The westbound stretch between junctions 7 and 5 was declared fifth worst in a report compiled by Direct Line Car Insurance .

The company used traffic flow data from nearly 6,500 sites on the motorway network to produce its report.

It said that almost half (49 per cent) of all drivers allowed less than the recommended two-second gap from the vehicle in front, with 17 per cent travelling less than one second apart.

The statistics showed that for 78 of drivers travelling between 60 and 69 mph had gaps less than their calculated stopping distances.

Direct Line named its tailgating hotspots in England as:

1. M1 at A1M to J47 southbound, Leeds

2. M42 J6-7 northbound, Solihull

3. M1 within J1 northbound, Brent Cross

4. A1M J51-50 southbound, Leeming, North Yorkshire

5. M27 J7-5 westbound, Southampton

6. M42 J6-5 southbound, Solihull

7. M42 J4-3A southbound, Solihull/Redditch

8. M42 J7-6 southbound, NEC Birmingham

9. A627M between start & J1 northbound, Oldham/Rochdale

10. M11 within J9 northbound, Bishops Stortford/Cambridge.

Rob Miles, director of car insurance at Direct Line, said: ‘All drivers have a responsibility to keep a safe distance between their vehicle and others on the road. Tailgating is extremely dangerous and also against the law, regardless of whether it’s done intentionally or in ignorance.
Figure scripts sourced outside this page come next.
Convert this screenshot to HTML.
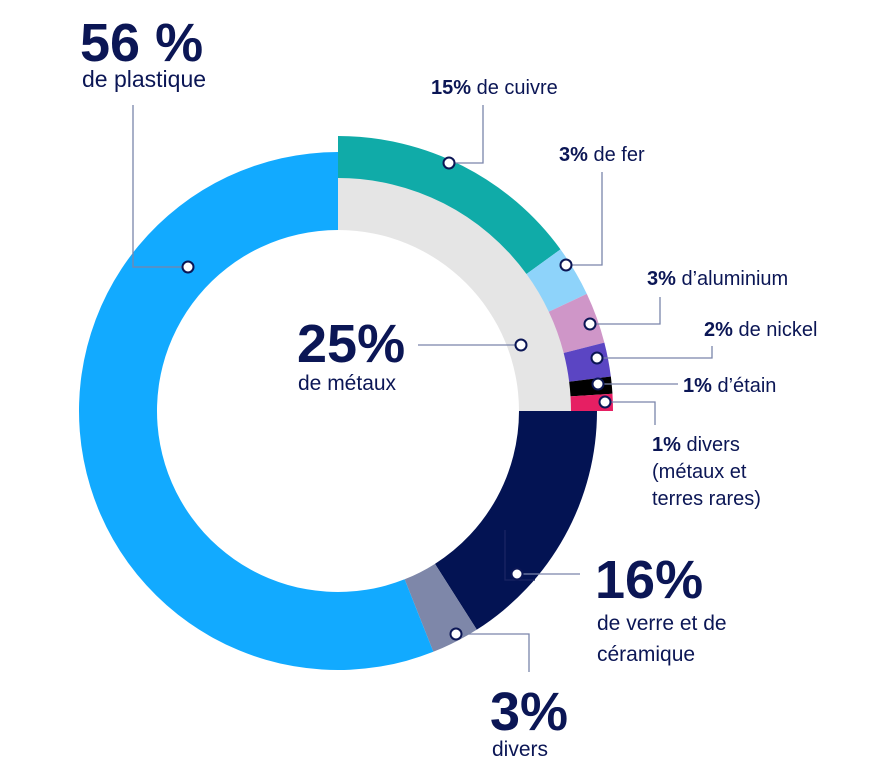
<!DOCTYPE html>
<html><head><meta charset="utf-8">
<style>
html,body{margin:0;padding:0;background:#fff;}
body{width:882px;height:778px;overflow:hidden;font-family:"Liberation Sans",sans-serif;}
svg text{font-family:"Liberation Sans",sans-serif;fill:#0b1655;}
</style></head>
<body>
<svg id="chart" width="882" height="778" viewBox="0 0 882 778" xmlns="http://www.w3.org/2000/svg">
  <g id="main-ring"></g>
  <g id="metal-ring"></g>
  <g id="leaders" stroke="#7a85ab" stroke-width="1.3" fill="none">
    <polyline points="133,105 133,267 188,267"/>
    <polyline points="483,105 483,163 449,163"/>
    <polyline points="602,172 602,265 566,265"/>
    <polyline points="590,324 660,324 660,297"/>
    <polyline points="597,358 712,358 712,346"/>
    <polyline points="598,384 678,384"/>
    <polyline points="605,402 655,402 655,425"/>
    <polyline points="418,345 521,345"/>
    <polyline points="517,574 580,574"/>
    <polyline stroke="#1a2563" points="505,530 505,580 535,580"/>
    <polyline points="456,634 529,634 529,672"/>
  </g>
  <g id="dots"></g>
  <g>
    <text x="80" y="61" font-size="54" font-weight="bold">56 %</text>
    <text x="82" y="87" font-size="23">de plastique</text>
    <text x="431" y="94" font-size="20"><tspan font-weight="bold">15%</tspan> de cuivre</text>
    <text x="559" y="161" font-size="20"><tspan font-weight="bold">3%</tspan> de fer</text>
    <text x="647" y="285" font-size="20"><tspan font-weight="bold">3%</tspan> d’aluminium</text>
    <text x="704" y="336" font-size="20"><tspan font-weight="bold">2%</tspan> de nickel</text>
    <text x="683" y="392" font-size="20"><tspan font-weight="bold">1%</tspan> d’étain</text>
    <text x="652" y="451" font-size="20"><tspan font-weight="bold">1%</tspan> divers<tspan x="652" dy="27">(métaux et</tspan><tspan x="652" dy="27">terres rares)</tspan></text>
    <text x="297" y="362" font-size="54" font-weight="bold">25%</text>
    <text x="298" y="390" font-size="21">de métaux</text>
    <text x="595" y="598" font-size="54" font-weight="bold">16%</text>
    <text x="597" y="630" font-size="21">de verre et de<tspan x="597" dy="31">céramique</tspan></text>
    <text x="490" y="730" font-size="54" font-weight="bold">3%</text>
    <text x="492" y="756" font-size="21">divers</text>
  </g>
</svg>
<script>
const mainCategories = ["métaux", "verre et céramique", "divers", "plastique"];
const mainValues = [25, 16, 3, 56];
const mainColors = ["#e5e5e5", "#031353", "#7e87a9", "#12aaff"];
const metalCategories = ["cuivre", "fer", "aluminium", "nickel", "étain", "divers"];
const metalValues = [15, 3, 3, 2, 1, 1];
const metalColors = ["#10aba8", "#8ed3fa", "#cf96c8", "#5b45c3", "#000000", "#e61f63"];

const NS = "http://www.w3.org/2000/svg";
const cx = 338, cy = 411;
const mainTotal = mainValues.reduce((a, b) => a + b, 0);
function angle(v) { return v / mainTotal * 2 * Math.PI; }
function pt(r, a) { return [cx + r * Math.sin(a), cy - r * Math.cos(a)]; }
function arcPath(r0, r1, a0, a1) {
  const large = (a1 - a0) > Math.PI ? 1 : 0;
  const p0 = pt(r1, a0), p1 = pt(r1, a1), p2 = pt(r0, a1), p3 = pt(r0, a0);
  return `M${p0[0]},${p0[1]} A${r1},${r1} 0 ${large} 1 ${p1[0]},${p1[1]} L${p2[0]},${p2[1]} A${r0},${r0} 0 ${large} 0 ${p3[0]},${p3[1]} Z`;
}
function addDot(x, y) {
  const c = document.createElementNS(NS, "circle");
  
  
  c.setAttribute("cx", x); c.setAttribute("cy", y); c.setAttribute("r", 5.5);
  c.setAttribute("fill", "#fff"); c.setAttribute("stroke", "#0b1655"); c.setAttribute("stroke-width", 2);
  document.getElementById("dots").appendChild(c);
}
const mainG = document.getElementById("main-ring");
let acc = 0;
mainValues.forEach((v, i) => {
  const a0 = angle(acc), a1 = angle(acc + v);
  acc += v;
  const p = document.createElementNS(NS, "path");
  
  
  p.setAttribute("d", arcPath(181, i === 0 ? 234 : 259, a0, a1));
  p.setAttribute("fill", mainColors[i]);
  mainG.appendChild(p);
});
const metalG = document.getElementById("metal-ring");
let macc = 0;
metalValues.forEach((v, i) => {
  const a0 = angle(macc), a1 = angle(macc + v);
  macc += v;
  const p = document.createElementNS(NS, "path");
  
  
  p.setAttribute("d", arcPath(233, 275, a0, a1));
  p.setAttribute("fill", metalColors[i]);
  metalG.appendChild(p);
});
// leader dots
[[188,267],[449,163],[566,265],[590,324],[597,358],[598,384],[605,402],[521,345],[517,574],[456,634]].forEach(d => addDot(d[0], d[1]));
</script>
</body></html>
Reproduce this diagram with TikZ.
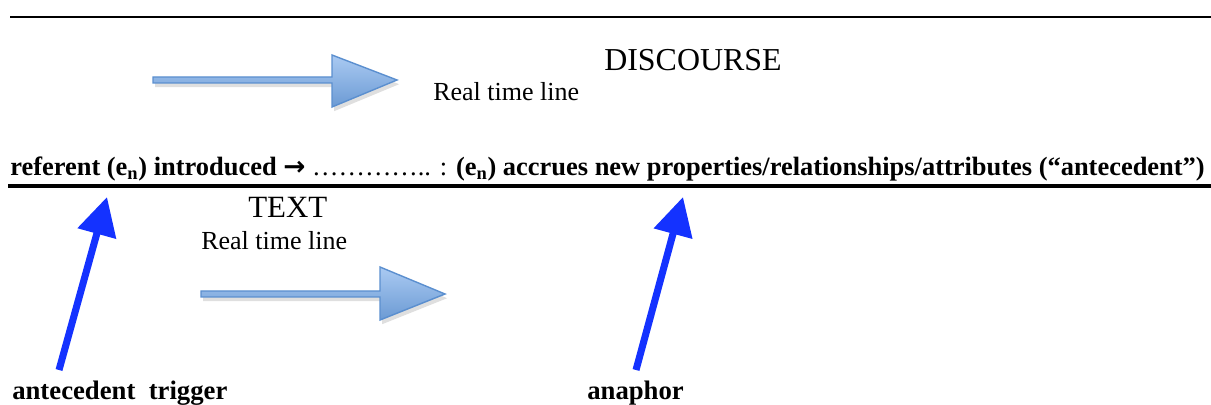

‘Often people can find themselves too close to other vehicles on motorways as they rush to their destination or try to keep up with traffic flow. We’d urge drivers to keep their stopping distances in mind, as these are often forgotten in times of haste or frustration. Drivers should aim to always have at least a two-second gap – over 60 metres – between themselves and the car in front to keep safe on the motorway and avoid facing the on-the-spot fines for tailgating that were introduced last year.’